_To do:_ Find each line with the string "this" and report it.
Start of Record set
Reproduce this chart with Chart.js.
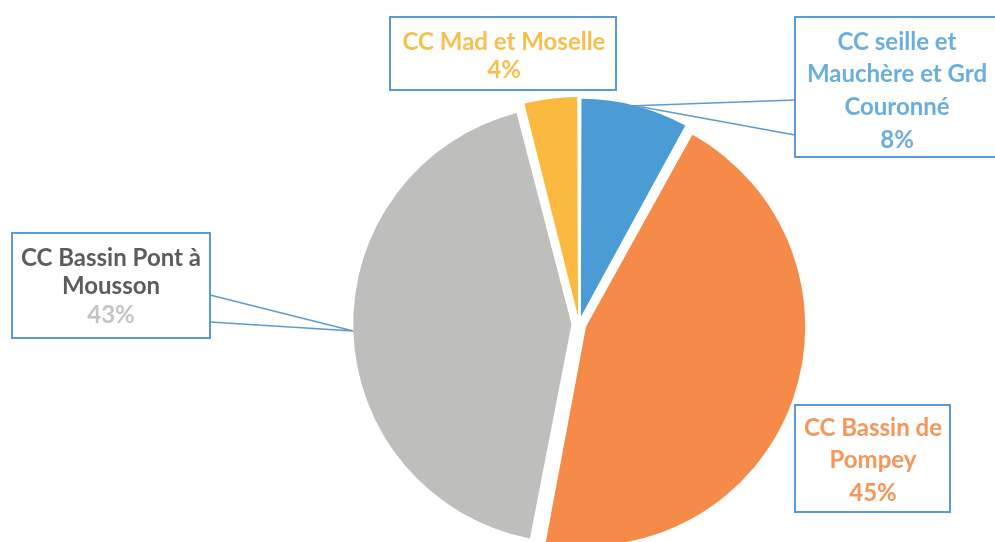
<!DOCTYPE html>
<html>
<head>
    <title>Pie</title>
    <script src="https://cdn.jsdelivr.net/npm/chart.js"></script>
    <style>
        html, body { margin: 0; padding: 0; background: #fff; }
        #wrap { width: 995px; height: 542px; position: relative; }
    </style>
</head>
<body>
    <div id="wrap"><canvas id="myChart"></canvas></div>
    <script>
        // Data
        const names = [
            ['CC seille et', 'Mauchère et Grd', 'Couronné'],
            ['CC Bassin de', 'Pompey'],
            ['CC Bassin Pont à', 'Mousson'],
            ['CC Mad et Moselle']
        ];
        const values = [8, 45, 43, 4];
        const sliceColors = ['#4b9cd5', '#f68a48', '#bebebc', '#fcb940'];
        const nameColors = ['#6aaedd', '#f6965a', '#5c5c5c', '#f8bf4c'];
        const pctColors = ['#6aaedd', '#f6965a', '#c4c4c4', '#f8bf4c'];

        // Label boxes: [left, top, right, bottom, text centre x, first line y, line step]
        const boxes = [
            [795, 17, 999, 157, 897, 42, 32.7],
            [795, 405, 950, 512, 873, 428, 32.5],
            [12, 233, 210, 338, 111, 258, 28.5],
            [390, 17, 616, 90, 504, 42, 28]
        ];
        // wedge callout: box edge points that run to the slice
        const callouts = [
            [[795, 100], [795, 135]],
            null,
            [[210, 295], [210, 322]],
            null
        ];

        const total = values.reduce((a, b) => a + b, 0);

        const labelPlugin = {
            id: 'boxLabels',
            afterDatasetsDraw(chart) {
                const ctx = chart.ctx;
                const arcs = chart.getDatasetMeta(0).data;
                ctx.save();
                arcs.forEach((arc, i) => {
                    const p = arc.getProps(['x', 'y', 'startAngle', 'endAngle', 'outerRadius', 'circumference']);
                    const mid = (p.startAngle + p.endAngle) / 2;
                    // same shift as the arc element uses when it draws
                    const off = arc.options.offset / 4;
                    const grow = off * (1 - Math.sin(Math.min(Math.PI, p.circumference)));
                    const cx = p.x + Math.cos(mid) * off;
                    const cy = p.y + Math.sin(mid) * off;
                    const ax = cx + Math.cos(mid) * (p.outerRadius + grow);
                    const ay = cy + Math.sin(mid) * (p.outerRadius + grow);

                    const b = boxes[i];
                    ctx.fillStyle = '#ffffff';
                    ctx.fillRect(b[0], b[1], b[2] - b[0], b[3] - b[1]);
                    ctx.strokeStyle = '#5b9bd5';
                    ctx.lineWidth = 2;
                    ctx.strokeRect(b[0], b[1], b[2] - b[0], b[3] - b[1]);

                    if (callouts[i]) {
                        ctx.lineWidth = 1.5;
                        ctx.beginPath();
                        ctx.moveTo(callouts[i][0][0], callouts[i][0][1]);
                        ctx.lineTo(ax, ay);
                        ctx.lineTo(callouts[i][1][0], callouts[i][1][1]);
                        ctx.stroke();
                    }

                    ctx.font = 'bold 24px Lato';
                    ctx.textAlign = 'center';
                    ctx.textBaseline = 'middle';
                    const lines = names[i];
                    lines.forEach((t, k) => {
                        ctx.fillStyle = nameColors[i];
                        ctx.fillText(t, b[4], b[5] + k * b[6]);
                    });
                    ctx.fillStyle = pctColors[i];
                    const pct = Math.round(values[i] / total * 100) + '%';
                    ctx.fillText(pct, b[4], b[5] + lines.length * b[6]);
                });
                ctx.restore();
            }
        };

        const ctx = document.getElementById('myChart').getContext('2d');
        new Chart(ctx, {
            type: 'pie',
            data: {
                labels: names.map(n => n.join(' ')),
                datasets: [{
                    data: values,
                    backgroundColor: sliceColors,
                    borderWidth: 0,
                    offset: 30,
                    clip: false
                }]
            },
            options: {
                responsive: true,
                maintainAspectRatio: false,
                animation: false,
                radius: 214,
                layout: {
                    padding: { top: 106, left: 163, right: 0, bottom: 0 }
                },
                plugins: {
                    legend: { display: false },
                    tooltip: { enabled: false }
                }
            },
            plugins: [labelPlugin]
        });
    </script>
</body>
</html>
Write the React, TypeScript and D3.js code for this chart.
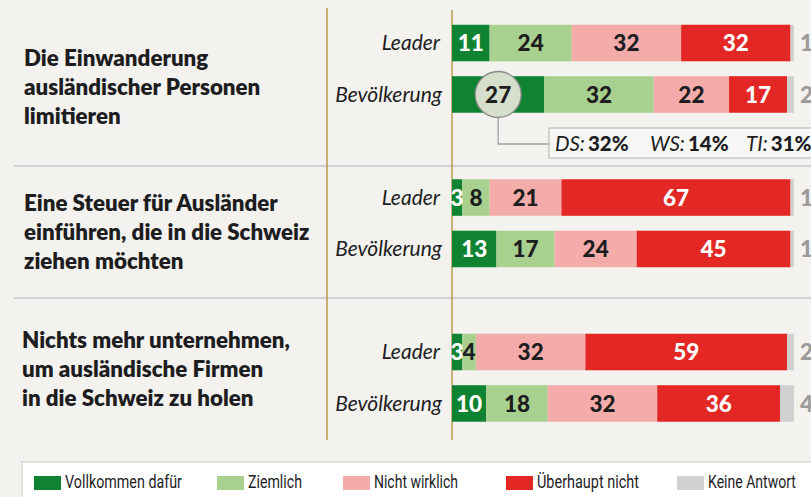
End of Record set
Start of Record set
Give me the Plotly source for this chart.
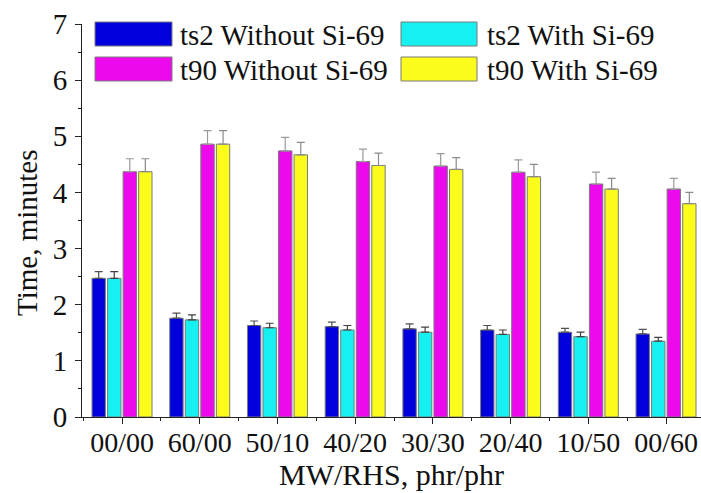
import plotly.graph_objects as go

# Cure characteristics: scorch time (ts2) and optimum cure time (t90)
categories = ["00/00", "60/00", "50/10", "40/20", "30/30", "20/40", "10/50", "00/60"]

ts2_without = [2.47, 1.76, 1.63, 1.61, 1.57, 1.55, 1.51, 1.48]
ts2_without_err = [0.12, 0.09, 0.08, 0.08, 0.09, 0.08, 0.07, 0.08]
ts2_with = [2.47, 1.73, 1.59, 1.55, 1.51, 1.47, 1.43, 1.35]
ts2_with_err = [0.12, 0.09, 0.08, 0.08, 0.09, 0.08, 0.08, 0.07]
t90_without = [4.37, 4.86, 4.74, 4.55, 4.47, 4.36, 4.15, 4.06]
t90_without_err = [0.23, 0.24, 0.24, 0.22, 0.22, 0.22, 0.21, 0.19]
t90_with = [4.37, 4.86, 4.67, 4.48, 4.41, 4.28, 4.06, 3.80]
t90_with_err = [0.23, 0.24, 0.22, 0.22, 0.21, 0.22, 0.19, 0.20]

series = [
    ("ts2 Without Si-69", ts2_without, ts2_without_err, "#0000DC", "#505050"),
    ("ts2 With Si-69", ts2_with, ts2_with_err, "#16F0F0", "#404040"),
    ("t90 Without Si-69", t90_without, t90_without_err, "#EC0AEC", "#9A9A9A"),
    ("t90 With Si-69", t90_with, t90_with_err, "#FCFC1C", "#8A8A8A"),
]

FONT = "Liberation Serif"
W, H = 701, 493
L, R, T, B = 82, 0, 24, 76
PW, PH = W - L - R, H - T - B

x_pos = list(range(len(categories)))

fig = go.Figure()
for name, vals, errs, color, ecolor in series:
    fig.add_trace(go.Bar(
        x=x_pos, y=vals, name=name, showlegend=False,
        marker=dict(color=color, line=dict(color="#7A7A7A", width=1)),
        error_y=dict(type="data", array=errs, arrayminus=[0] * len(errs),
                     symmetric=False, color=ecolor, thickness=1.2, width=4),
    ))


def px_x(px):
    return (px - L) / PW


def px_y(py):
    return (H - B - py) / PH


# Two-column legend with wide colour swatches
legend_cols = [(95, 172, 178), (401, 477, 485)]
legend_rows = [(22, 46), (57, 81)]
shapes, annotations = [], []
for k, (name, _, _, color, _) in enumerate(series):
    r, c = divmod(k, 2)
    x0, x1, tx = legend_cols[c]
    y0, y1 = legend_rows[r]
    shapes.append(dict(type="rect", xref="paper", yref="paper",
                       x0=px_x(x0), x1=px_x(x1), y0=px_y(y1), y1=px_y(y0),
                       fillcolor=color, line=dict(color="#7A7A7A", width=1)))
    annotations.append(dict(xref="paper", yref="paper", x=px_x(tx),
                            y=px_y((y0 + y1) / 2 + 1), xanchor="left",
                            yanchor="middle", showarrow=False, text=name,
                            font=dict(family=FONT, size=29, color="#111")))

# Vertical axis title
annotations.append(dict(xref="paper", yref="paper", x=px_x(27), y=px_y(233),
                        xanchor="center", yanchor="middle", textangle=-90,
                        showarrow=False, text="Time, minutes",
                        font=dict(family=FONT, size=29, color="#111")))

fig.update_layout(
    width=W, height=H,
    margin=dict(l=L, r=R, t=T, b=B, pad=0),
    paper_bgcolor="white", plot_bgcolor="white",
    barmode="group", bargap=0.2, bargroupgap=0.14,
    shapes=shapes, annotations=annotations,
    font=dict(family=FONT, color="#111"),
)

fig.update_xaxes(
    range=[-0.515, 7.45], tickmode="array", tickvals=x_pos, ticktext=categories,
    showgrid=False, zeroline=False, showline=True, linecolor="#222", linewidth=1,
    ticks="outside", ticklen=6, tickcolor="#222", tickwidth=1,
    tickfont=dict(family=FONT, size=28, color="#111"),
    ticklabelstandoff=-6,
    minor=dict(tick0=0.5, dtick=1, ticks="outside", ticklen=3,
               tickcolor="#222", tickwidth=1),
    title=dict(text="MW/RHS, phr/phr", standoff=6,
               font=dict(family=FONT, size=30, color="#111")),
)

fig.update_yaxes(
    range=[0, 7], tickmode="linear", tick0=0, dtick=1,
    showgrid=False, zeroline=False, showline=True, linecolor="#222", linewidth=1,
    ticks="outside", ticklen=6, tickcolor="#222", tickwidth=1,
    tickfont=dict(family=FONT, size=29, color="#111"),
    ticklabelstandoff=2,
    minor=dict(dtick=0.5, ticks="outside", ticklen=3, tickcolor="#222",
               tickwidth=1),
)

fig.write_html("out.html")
End of Record set
_Full solution:_
Reproduce this chart with Chart.js.
Write the React, TypeScript and D3.js code for this chart.
Give me the Plotly source for this chart.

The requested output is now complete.